Une jeune femme se réveille au crépuscule, assise sur un banc en plein Paris. Héloïse Pinson, c’est son nom, ne se souvient plus de rien : son identité tout entière s’est volatilisée. La jeune femme décide donc de se lancer fermement à la recherche de son identité perdue, essayant de reconstituer sa vie, même en imaginant les scénarios les plus improbables. C’est une incroyable enquête que livrent les auteurs de la bande dessinée : on suit donc Héloïse qui tâtonne pour récupérer quelques éléments biographiques. Pour le coup, les planches ne sont pas des pages blanches : chaque chapitre regorge des dessins chatoyants de Pénélope Bagieu, qui illustrent une Héloïse perdue dans une vie qu’elle ne connaît pas. Parfois, le personnage principal se tient dans l’image centrale d’une page, déboussolé. D’autres cases entourent la plus grande, et représentent des zooms sur lesquels Héloïse fixe son regard, pour s’accrocher à quelque chose. Mais ce qui était au départ une quête quelque peu déroutante devient une course angoissante après le détail émergeant de son enfance ou de sa vie d’adulte, auquel Héloïse veut à tout prix s’accrocher. Puis, malgré l’obscurité, il faut aller de l’avant : la réalité a beau être plus simple qu’elle n’en a l’air, elle n’en est pour autant pas moins cruelle.

 

L’interrogation d’Héloïse devient plus globale : comment réagir ? Même si l’amnésie de la jeune femme est une amnésie « de film » et par conséquent une expérience impossible à vivre, comment peut-on réagir ? Faut-il céder à la panique ? En profiter pour tout recommencer ? La page blanche donne son interprétation avec douceur et légèreté.
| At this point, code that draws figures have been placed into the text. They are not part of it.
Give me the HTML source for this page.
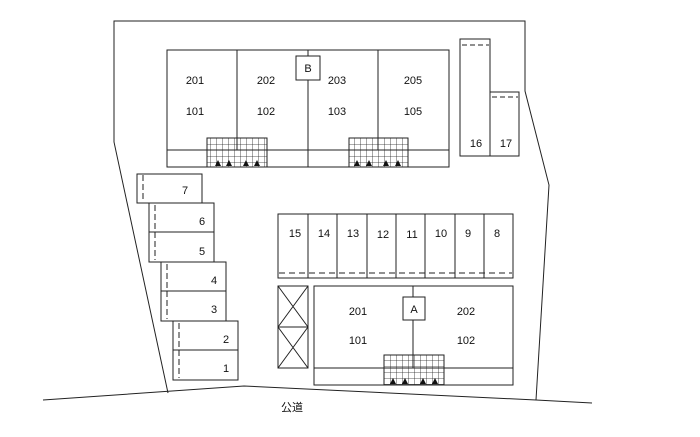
<!DOCTYPE html>
<html><head><meta charset="utf-8"><style>
html,body{margin:0;padding:0;background:#fff;}
svg{display:block;}
text{font-family:"Liberation Sans","Noto Sans CJK JP",sans-serif;font-size:11px;fill:#111;text-anchor:middle;}
</style></head><body>
<svg width="700" height="437" viewBox="0 0 700 437" xmlns="http://www.w3.org/2000/svg">
<defs>
<pattern id="g" x="0" y="0" width="6" height="6" patternUnits="userSpaceOnUse">
<path d="M0 0H6M0 0V6" stroke="#222" stroke-width="0.8" fill="none"/>
</pattern>
</defs>
<g fill="none" stroke="#222" stroke-width="1">
<!-- boundary -->
<polyline points="168,393 114,142 114,21 525,21 525,91 549,185 536,400"/>
<polyline points="43,400 244,386 536,400 592,403"/>

<!-- Building B -->
<rect x="167" y="50" width="282" height="117"/>
<line x1="167" y1="150" x2="449" y2="150"/>
<line x1="237" y1="50" x2="237" y2="150"/>
<line x1="378" y1="50" x2="378" y2="150"/>
<line x1="308" y1="50" x2="308" y2="167"/>
<rect x="296" y="56" width="24" height="24" fill="#fff"/>
<rect x="207" y="138" width="60" height="29" fill="url(#g)"/>
<rect x="349" y="138" width="59" height="29" fill="url(#g)"/>

<!-- 16,17 -->
<rect x="460" y="39" width="30" height="117"/>
<rect x="490" y="92" width="29" height="64"/>
<line x1="462" y1="45" x2="489" y2="45" stroke-dasharray="5,3"/>
<line x1="492" y1="97" x2="518" y2="97" stroke-dasharray="5,3"/>

<!-- left parking -->
<rect x="137" y="174" width="65" height="29"/>
<rect x="149" y="203" width="65" height="59"/><line x1="149" y1="232" x2="214" y2="232"/>
<rect x="161" y="262" width="65" height="59"/><line x1="161" y1="291" x2="226" y2="291"/>
<rect x="173" y="321" width="65" height="59"/><line x1="173" y1="350" x2="238" y2="350"/>
<g stroke-dasharray="6,3">
<line x1="143" y1="175" x2="143" y2="202"/>
<line x1="155" y1="205" x2="155" y2="260"/>
<line x1="167" y1="264" x2="167" y2="319"/>
<line x1="179" y1="323" x2="179" y2="378"/>
</g>

<!-- row 15-8 -->
<rect x="278" y="214" width="235" height="64"/>
<line x1="308" y1="214" x2="308" y2="278"/>
<line x1="337" y1="214" x2="337" y2="278"/>
<line x1="367" y1="214" x2="367" y2="278"/>
<line x1="396" y1="214" x2="396" y2="278"/>
<line x1="425" y1="214" x2="425" y2="278"/>
<line x1="455" y1="214" x2="455" y2="278"/>
<line x1="484" y1="214" x2="484" y2="278"/>
<line x1="279" y1="273" x2="512" y2="273" stroke-dasharray="6,4"/>

<!-- X boxes -->
<rect x="278" y="286" width="30" height="41"/><path d="M278 286L308 327M308 286L278 327"/>
<rect x="278" y="327" width="30" height="41"/><path d="M278 327L308 368M308 327L278 368"/>

<!-- Building A -->
<rect x="314" y="286" width="199" height="99"/>
<line x1="314" y1="368" x2="513" y2="368"/>
<line x1="413" y1="286" x2="413" y2="368"/>
<rect x="403" y="297" width="22" height="23" fill="#fff"/>
<rect x="384" y="355" width="60" height="30" fill="url(#g)"/>
</g>

<g fill="#111">
<path d="M215 166l3-6 3 6z M226 166l3-6 3 6z M243 166l3-6 3 6z M254 166l3-6 3 6z"/>
<path d="M354 166l3-6 3 6z M366 166l3-6 3 6z M383 166l3-6 3 6z M395 166l3-6 3 6z"/>
<path d="M390 384l3-6 3 6z M402 384l3-6 3 6z M420 384l3-6 3 6z M432 384l3-6 3 6z"/>
</g>

<text x="195" y="84">201</text><text x="195" y="115">101</text>
<text x="266" y="84">202</text><text x="266" y="115">102</text>
<text x="337" y="84">203</text><text x="337" y="115">103</text>
<text x="413" y="84">205</text><text x="413" y="115">105</text>
<text x="308" y="72">B</text>
<text x="476" y="147" font-size="9">16</text><text x="506" y="147" font-size="9">17</text>
<text x="185" y="194" font-size="9">7</text>
<text x="202" y="225" font-size="9">6</text><text x="202" y="255" font-size="9">5</text>
<text x="214" y="284" font-size="9">4</text><text x="214" y="313" font-size="9">3</text>
<text x="226" y="343" font-size="9">2</text><text x="226" y="372" font-size="9">1</text>
<text x="295" y="237" font-size="9">15</text><text x="324" y="237" font-size="9">14</text>
<text x="353" y="237" font-size="9">13</text><text x="383" y="238" font-size="9">12</text>
<text x="412" y="238" font-size="9">11</text><text x="441" y="237" font-size="9">10</text>
<text x="468" y="237" font-size="9">9</text><text x="497" y="237" font-size="9">8</text>
<text x="358" y="315">201</text><text x="358" y="344">101</text>
<text x="466" y="315">202</text><text x="466" y="344">102</text>
<text x="414" y="313">A</text>
<text x="292" y="411" font-size="10">公道</text>
</svg>
</body></html>
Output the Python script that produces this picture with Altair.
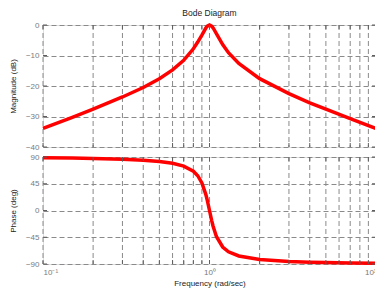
import altair as alt
import pandas as pd

# Frequency (rad/sec) sample points
freq = [0.1, 0.15, 0.2, 0.3, 0.4, 0.5, 0.6, 0.7, 0.8, 0.85, 0.9, 0.95, 0.97,
        1.0, 1.03, 1.05, 1.1, 1.2, 1.3, 1.5, 2, 3, 4, 5, 7, 10]
# Magnitude (dB)
mag = [-33.9, -30.3, -27.6, -23.6, -20.5, -17.6, -14.7, -11.6, -7.8, -5.6, -3.3,
       -1.0, -0.4, 0.0, -0.4, -0.9, -2.8, -6.4, -9.1, -12.6, -17.6, -22.5,
       -25.5, -27.6, -30.7, -33.9]
# Phase (deg)
phase = [88.8, 88.3, 87.6, 86.2, 84.6, 82.4, 79.4, 74.7, 66.0, 58.5, 46.5, 27.2,
         16.9, 0.0, -16.5, -26.0, -43.7, -61.4, -69.4, -76.5, -82.4, -85.7,
         -87.0, -87.6, -88.3, -88.8]

x_grid = [0.1, 0.2, 0.3, 0.4, 0.5, 0.6, 0.7, 0.8, 0.9, 1, 2, 3, 4, 5, 6, 7, 8, 9, 10]
mag_ticks = [-40, -30, -20, -10, 0]
phase_ticks = [-90, -45, 0, 45, 90]

W = 333
H1 = 122
H2 = 107
FONT = "Liberation Sans"
GRID = "#8a8a8a"
FRAME = "#5e5e5e"
RED = "#ff0000"

df = pd.DataFrame({"f": freq, "mag": mag, "phase": phase})
gx = pd.DataFrame({"f": x_grid})
gy1 = pd.DataFrame({"v": mag_ticks})
gy2 = pd.DataFrame({"v": phase_ticks})

xscale = alt.Scale(type="log", domain=[0.1, 10], nice=False)

label_expr = ("datum.value == 0.1 ? '10⁻¹' : datum.value == 1 ? '10⁰' : "
              "datum.value == 10 ? '10¹' : ''")


def panel(field, ydomain, yticks, gy, h, ytitle, show_x):
    yscale = alt.Scale(domain=ydomain, nice=False, zero=False)
    if show_x:
        xaxis = alt.Axis(values=x_grid, grid=False, ticks=False, domain=False,
                         labelExpr=label_expr, labelOverlap=False,
                         labelFlush=True, labelFont=FONT, labelFontSize=8,
                         labelColor="#7a7a7a", labelPadding=4,
                         titleFont=FONT, titleFontSize=8, titleFontWeight="normal",
                         titleColor="#222222", titlePadding=3)
        xtitle = "Frequency  (rad/sec)"
    else:
        xaxis = None
        xtitle = None
    yaxis = alt.Axis(values=yticks, grid=True, gridDash=[5, 3], gridColor=GRID,
                     gridWidth=1, ticks=False, domain=False, labelFont=FONT,
                     labelFontSize=8, labelColor="#7a7a7a", labelPadding=4,
                     titleFont=FONT, titleFontSize=8,
                     titleFontWeight="normal", titleColor="#222222",
                     titlePadding=8)

    def X():
        return alt.X("f:Q", scale=xscale, axis=xaxis, title=xtitle)

    def Y(name):
        return alt.Y(name, scale=yscale, axis=yaxis, title=ytitle)

    vgrid = alt.Chart(gx).mark_rule(color=GRID, strokeWidth=1, strokeDash=[5, 3]).encode(
        x=X(), y=alt.value(0), y2=alt.value(h))
    line = alt.Chart(df).mark_line(color=RED, strokeWidth=3.5, clip=False).encode(
        x=X(), y=Y(f"{field}:Q"))
    top_t = alt.Chart(gx).mark_rule(color=FRAME, strokeWidth=1).encode(
        x=X(), y=alt.value(0), y2=alt.value(4))
    bot_t = alt.Chart(gx).mark_rule(color=FRAME, strokeWidth=1).encode(
        x=X(), y=alt.value(h - 4), y2=alt.value(h))
    left_t = alt.Chart(gy).mark_rule(color=FRAME, strokeWidth=1).encode(
        y=Y("v:Q"), x=alt.value(0), x2=alt.value(4))
    right_t = alt.Chart(gy).mark_rule(color=FRAME, strokeWidth=1).encode(
        y=Y("v:Q"), x=alt.value(W - 4), x2=alt.value(W))
    return alt.layer(vgrid, line, top_t, bot_t, left_t, right_t).properties(width=W, height=h)


top = panel("mag", [-40, 0], mag_ticks, gy1, H1, "Magnitude (dB)", False).properties(
    title=alt.TitleParams("Bode Diagram", font=FONT, fontSize=8.5, fontWeight="normal",
                          color="#222222", offset=1))
bottom = panel("phase", [-90, 90], phase_ticks, gy2, H2, "Phase (deg)", True)

chart = alt.vconcat(top, bottom, spacing=10, bounds="flush").configure_view(
    stroke=FRAME, strokeWidth=1.2
).configure(background="white", padding={"left": 0, "top": 0, "right": -9, "bottom": 0})

chart.save("out.html", embed_options={"renderer": "svg", "actions": False})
Parfois, quelques lecteurs ont été déçus du dénouement final, comparé à ce que le début de l’histoire laissait présager, attendant, peut-être, quelque chose d’infiniment grandiose, d’extrêmement surprenant. Mais là se trouve toute la finesse de la bande dessinée : la reconstruction d’un personnage et sa réintégration dans une vie où il n’était que le spectateur.

 

 

Charlotte Cousin

19.05.2014

 

 

La page blanche, de Pénélope Bagieu et de Boulet, éditions Delcourt, environ 23 euros.